General > General Technical Chat
Review: Hantek DDS 3X25. Anyone own one?
calin:
I know there is a driver on windows but looks to me the protocol is not known and good luck getting Hantek guys to share it. And reverse engineering USB protocols is out of question, I know how to do it but I first don't have the tools (USB analyzer) and the will to do so :)
I wrote drivers for quite a few devices so for me to hash out a is just a matter of having time, especially on linux is really clean and simple to write an USB driver. I miss my days of serios unix programming and what better way to do something like a driver ... write one for a tool that many hobbyists will appreciate.

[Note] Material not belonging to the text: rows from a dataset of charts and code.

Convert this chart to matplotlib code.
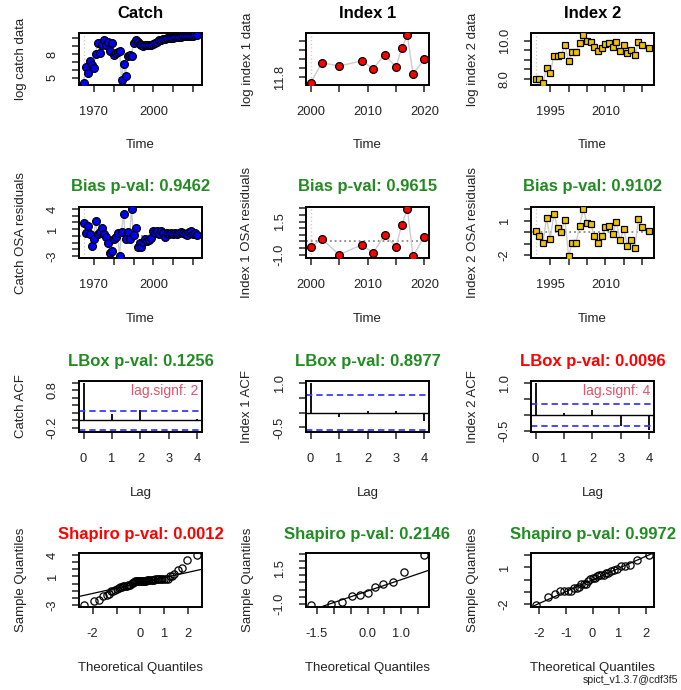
import statistics
import numpy as np
import matplotlib
matplotlib.use('Agg')
import matplotlib.pyplot as plt

plt.rcParams['font.family'] = ['Liberation Sans', 'DejaVu Sans']

# ---- data ----
catch_years = list(range(1965, 2023))
catch_log = [4.3, 6.4, 5.65, 7.1, 6.6, 6.2, 8.0, 9.4, 8.2, 9.1,
             9.85, 9.2, 9.6, 8.45, 9.4, 7.9, 8.1, 8.3, 8.45, 4.75,
             6.8, 5.2, 7.8, 7.9, 7.8, 9.4, 9.85, 9.55, 9.3, 9.1,
             9.05, 9.1, 9.1, 9.15, 9.2, 9.25, 9.45, 9.6, 9.75, 9.85,
             9.9, 9.95, 10.0, 10.05, 10.05, 10.1, 10.15, 10.15, 10.2, 10.2,
             10.25, 10.25, 10.3, 10.3, 10.35, 10.35, 10.4, 10.45]
catch_res = [1.9, 0.5, 1.4, 0.3, -1.5, -0.4, 2.2, 0.3, 0.6, 1.1,
             0.3, -0.2, -1.1, -2.5, -2.3, -0.5, -0.2, 0.5, -3.0, 0.6,
             3.3, -0.4, 0.6, -0.4, 4.0, 0.1, 1.1, -1.7, -1.0, -1.6,
             -0.9, -0.5, -0.7, -0.6, -0.3, 0.7, 0.5, 0.7, 0.3, 0.7,
             0.5, -0.2, 0.5, 0.3, 0.4, 0.3, 0.5, 0.3, 0.4, 0.6,
             0.5, 0.3, 0.1, 0.6, 0.7, 0.3, 0.4, 0.2]

idx1_years = [2000, 2002, 2005, 2009, 2011, 2013, 2015, 2016, 2017, 2018, 2020]
idx1_log = [11.73, 11.96, 11.92, 11.98, 11.89, 12.05, 11.91, 12.12, 12.27, 11.83, 12.00]
idx1_res = [-0.45, 0.2, -1.0, -0.25, -0.87, 0.5, -0.4, 1.25, 2.45, -1.1, 0.37]

idx2_years = list(range(1991, 2021)) + [2022]
idx2_log = [8.0, 8.0, 7.78, 8.55, 8.31, 9.22, 9.18, 9.27, 9.76, 8.96,
            9.40, 9.42, 9.91, 10.31, 10.0, 9.94, 9.67, 9.45, 9.60, 9.85,
            9.91, 9.67, 9.94, 9.49, 9.76, 9.36, 9.51, 9.24, 9.96, 9.78, 9.64]
idx2_res = [0.12, -0.33, -0.92, 1.24, -0.59, 1.62, 0.35, 0.05, 1.09, -2.1,
            -0.92, -0.97, 0.56, 2.03, 0.8, 0.7, -0.33, -0.97, -0.33, 0.41,
            0.56, -0.15, 0.85, -0.68, 0.27, -1.21, -0.68, -1.42, 1.15, 0.41, 0.12]

lags = [0, 1, 2, 3, 4]
catch_acf = [1.0, 0.18, 0.27, 0.02, 0.03]
idx1_acf = [1.0, -0.14, 0.05, 0.05, -0.28]
idx2_acf = [1.0, 0.07, 0.16, -0.33, -0.47]

names = ['Catch', 'Index 1', 'Index 2']
data_ylabels = ['log catch data', 'log index 1 data', 'log index 2 data']
res_ylabels = ['Catch OSA residuals', 'Index 1 OSA residuals', 'Index 2 OSA residuals']
acf_ylabels = ['Catch ACF', 'Index 1 ACF', 'Index 2 ACF']
bias_p = ['0.9462', '0.9615', '0.9102']
lbox_p = ['0.1256', '0.8977', '0.0096']
shapiro_p = ['0.0012', '0.2146', '0.9972']
lag_signf = ['2', None, '4']

GREEN = '#228B22'
RED = '#FF0000'

W, H = 681, 690
fig = plt.figure(figsize=(W / 100, H / 100), dpi=100)
cols = [(79, 202), (306, 429), (531, 654)]
rows = [(33, 85), (207, 258), (381, 432), (553, 607)]
title_pad = [10.6, 11.5, 10.8, 9.9]


def make_ax(r, c):
    x0, x1 = cols[c]
    y0, y1 = rows[r]
    ax = fig.add_axes([x0 / W, 1 - y1 / H, (x1 - x0) / W, (y1 - y0) / H])
    for s in ax.spines.values():
        s.set_linewidth(1.4)
    ax.tick_params(direction='out', length=5, width=1.1, labelsize=9.3,
                   colors='#222222')
    ax.tick_params(axis='x', pad=10)
    ax.tick_params(axis='y', pad=9.5)
    ax.margins(0.04)
    return ax


def finish(ax, r, c, xlabel, ylabel, title, tcolor, xt, xl, yt, yl):
    x0, x1 = cols[c]
    y0, y1 = rows[r]
    ax.set_xticks(xt, xl)
    ax.set_yticks(yt, yl)
    plt.setp(ax.get_yticklabels(), rotation=90, va='center')
    ax.set_xlabel(xlabel, fontsize=9.5, color='#222222', va='center')
    ax.set_ylabel(ylabel, fontsize=9.5, color='#222222', va='center')
    ax.xaxis.set_label_coords(0.5, -60.5 / (y1 - y0))
    ax.yaxis.set_label_coords(-58.5 / (x1 - x0), 0.5)
    ax.set_title(title, fontsize=12, fontweight='bold', color=tcolor, pad=title_pad[r])


def lab(ticks, shown):
    return [t if t in shown else '' for t in ticks]


def qq(values):
    n = len(values)
    a = 0.375 if n <= 10 else 0.5
    nd = statistics.NormalDist()
    theo = [nd.inv_cdf((i + 1 - a) / (n + 1 - 2 * a)) for i in range(n)]
    q1, q3 = np.quantile(values, [0.25, 0.75])
    t1, t3 = nd.inv_cdf(0.25), nd.inv_cdf(0.75)
    slope = (q3 - q1) / (t3 - t1)
    return theo, sorted(values), (t1, q1), slope


series = [
    (catch_years, catch_log, catch_res, catch_acf, 'o', '#0000FF', 5.6),
    (idx1_years, idx1_log, idx1_res, idx1_acf, 'o', '#FF0000', 5.6),
    (idx2_years, idx2_log, idx2_res, idx2_acf, 's', '#F2C200', 5.0),
]

time_ticks = [
    ([1970, 1980, 1990, 2000, 2010, 2020], ['1970', '', '', '2000', '', '']),
    ([2000, 2005, 2010, 2015, 2020], ['2000', '', '2010', '', '2020']),
    ([1995, 2000, 2005, 2010, 2015, 2020], ['1995', '', '', '2010', '', '']),
]
data_yt = [
    ([5, 6, 7, 8, 9, 10], ['5', '', '', '8', '', '']),
    ([11.8, 11.9, 12.0, 12.1, 12.2], ['11.8', '', '', '', '']),
    ([8.0, 8.5, 9.0, 9.5, 10.0], ['8.0', '', '', '', '10.0']),
]
res_yt = [
    ([-3, -2, -1, 0, 1, 2, 3, 4], ['-3', '', '', '', '1', '', '', '4']),
    ([-1.0, -0.5, 0.0, 0.5, 1.0, 1.5, 2.0, 2.5], ['-1.0', '', '', '', '', '1.5', '', '']),
    ([-2, -1, 0, 1, 2], ['-2', '', '', '1', '']),
]
acf_yt = [
    ([-0.2, 0.0, 0.2, 0.4, 0.6, 0.8, 1.0], ['-0.2', '', '', '', '', '0.8', '']),
    ([-0.5, 0.0, 0.5, 1.0], ['-0.5', '', '', '1.0']),
    ([-0.5, 0.0, 0.5, 1.0], ['-0.5', '', '', '1.0']),
]
qq_xt = [
    ([-2, -1, 0, 1, 2], ['-2', '', '0', '1', '2']),
    ([-1.5, -1.0, -0.5, 0.0, 0.5, 1.0, 1.5], ['-1.5', '', '', '0.0', '', '1.0', '']),
    ([-2, -1, 0, 1, 2], ['-2', '-1', '0', '1', '2']),
]

for c, (yrs, logv, res, acf, mk, col, ms) in enumerate(series):
    # row 1: data
    ax = make_ax(0, c)
    ax.plot(yrs, logv, color='#cccccc', lw=1, zorder=1)
    ax.axvline(yrs[0], color='#cccccc', ls=':', lw=1, zorder=0)
    ax.plot(yrs, logv, ls='none', marker=mk, ms=ms, mfc=col, mec='black', mew=0.9, zorder=3)
    finish(ax, 0, c, 'Time', data_ylabels[c], names[c], 'black',
           time_ticks[c][0], time_ticks[c][1], data_yt[c][0], data_yt[c][1])

    # row 2: OSA residuals
    ax = make_ax(1, c)
    ax.plot(yrs, res, color='#cccccc', lw=1, zorder=1)
    ax.axhline(0, color='#888888', ls=':', lw=1.3, zorder=0)
    ax.axvline(yrs[0], color='#cccccc', ls=':', lw=1, zorder=0)
    ax.plot(yrs, res, ls='none', marker=mk, ms=ms, mfc=col, mec='black', mew=0.9, zorder=3)
    finish(ax, 1, c, 'Time', res_ylabels[c], 'Bias p-val: ' + bias_p[c], GREEN,
           time_ticks[c][0], time_ticks[c][1], res_yt[c][0], res_yt[c][1])

    # row 3: ACF
    ax = make_ax(2, c)
    ci = 1.96 / np.sqrt(len(res))
    ax.vlines(lags, 0, acf, color='black', lw=1.3)
    ax.axhline(0, color='black', lw=1)
    for v in (ci, -ci):
        ax.axhline(v, color='#3b3bff', lw=1.3, ls=(0, (3.5, 2.2)))
    lo, hi = min(min(acf), -ci), max(max(acf), ci)
    ax.set_ylim(lo - 0.04 * (hi - lo), hi + 0.04 * (hi - lo))
    ax.set_xlim(lags[0] - 0.04 * (lags[-1] - lags[0]), lags[-1] + 0.04 * (lags[-1] - lags[0]))
    if lag_signf[c]:
        ax.text(0.97, 0.8, 'lag.signf: ' + lag_signf[c], transform=ax.transAxes,
                ha='right', va='center', fontsize=10, color='#DF536B')
    pcol = RED if float(lbox_p[c]) < 0.05 else GREEN
    finish(ax, 2, c, 'Lag', acf_ylabels[c], 'LBox p-val: ' + lbox_p[c], pcol,
           lags, [str(l) for l in lags], acf_yt[c][0], acf_yt[c][1])

    # row 4: QQ
    ax = make_ax(3, c)
    theo, samp, pt, slope = qq(res)
    ax.plot(theo, samp, ls='none', marker='o', ms=5.2, mfc='none', mec='black', mew=0.9)
    ax.axline(pt, slope=slope, color='black', lw=0.9)
    pcol = RED if float(shapiro_p[c]) < 0.05 else GREEN
    finish(ax, 3, c, 'Theoretical Quantiles', 'Sample Quantiles', 'Shapiro p-val: ' + shapiro_p[c], pcol,
           qq_xt[c][0], qq_xt[c][1], res_yt[c][0], res_yt[c][1])

fig.text(678 / W, 1 - 680 / H, 'spict_v1.3.7@cdf3f5', ha='right', va='center',
         fontsize=7.6, color='#222222')

fig.savefig('out.png', dpi=100)
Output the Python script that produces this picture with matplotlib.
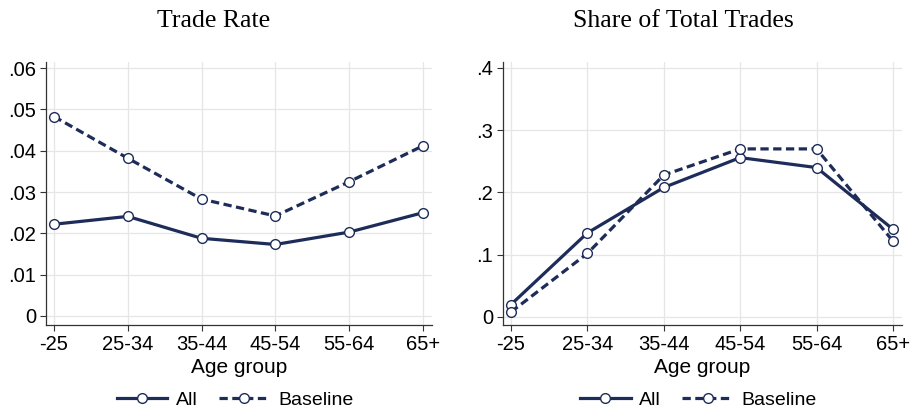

As for bugs etc ... I don't need something insanely good, just hobby work , microcontrollers and stuff.
saturation:
B@W has valid points, but if you are aware of its flaws and do not need signals that require the flaws corrected, e.g. the phase trigger signal is off relative to the output signal [ prior to mecha's repair it would not sync past 20 MHz, see the posts regarding jitter..], or the sweep rate is too slow, etc., it works. There aren't too many function generators as of this writing that will output up to 100 MHz under $150.
There are no drivers IIRC except for Windows, and how long the drivers will remain compatible with future Windows is anyone's guess. However, at least we have mecha here to potentially find a fix if that happens. I've run in on Win7 32 bit, XP, & Vista 32 without issues.
calin:
Yeah, not too many generators that go to 100MHZ in this price range. At least I don't know any. Yep what mecha did for this is awesome.
If Hantek leaves the win driver to die .. probably the best solution is to keep an old Xp machine around. I personally moved everything on Linux a few yars ago that's why I was wondering about Linux drivers. But to work out the USB protocol and reverse engineer it is not nice. I did my share of reverse engineering.. not really keen in doing it again :) .
Quick question , dos any of you uses this in VmWare or some other VM? Because here is the thing, if it works under vmware hosted on linux then we can read the USB packets without needing an usb analyzer .. and once we read then figuring out how it works (package structure etc) is not extremely nasty. The killer for me is an USB analyzer .. that darn thing is freaking expensive.
If it works in a VM... heck, i-ll buy one and get to work >:(
saturation:
Methinks you are going to be the Linux person, if you decide to run it as VM on Linux. I don't recall Mac users on this thread either. Since we are preoccupied with hardware, its easier to get any WinXP-Win7 box to dedicate USB instruments too than trying to run in on Mac or Linux, or even Android or iOS, unless spending your time hacking the software is your interest.
--- Quote from: calin on June 01, 2012, 09:44:12 pm ---If it works in a VM... heck, i-ll buy one and get to work >:(
--- End quote ---
biot:
--- Quote from: Bored@Work on June 01, 2012, 11:06:20 am ---Sure, there is a way. Apparently the Windows software/driver is able to talk to it over USB. Therefore any other system knowing the USB protocol should be capable to do so. Only that no one knows the protocol, and the Hantek people, providing the typical Chinese kind of service, don't answer any questions.
--- End quote ---
I do. Never really got around to writing a proper driver for it, but the protocol is easy enough.
I'm one of the people behind the sigrok project. We're moving into devices other than logic analyzers fast, and will get around to function generators at some point. You'll have at least a command-line frontend for it then, or a function generator GUI frontend if you want to write one.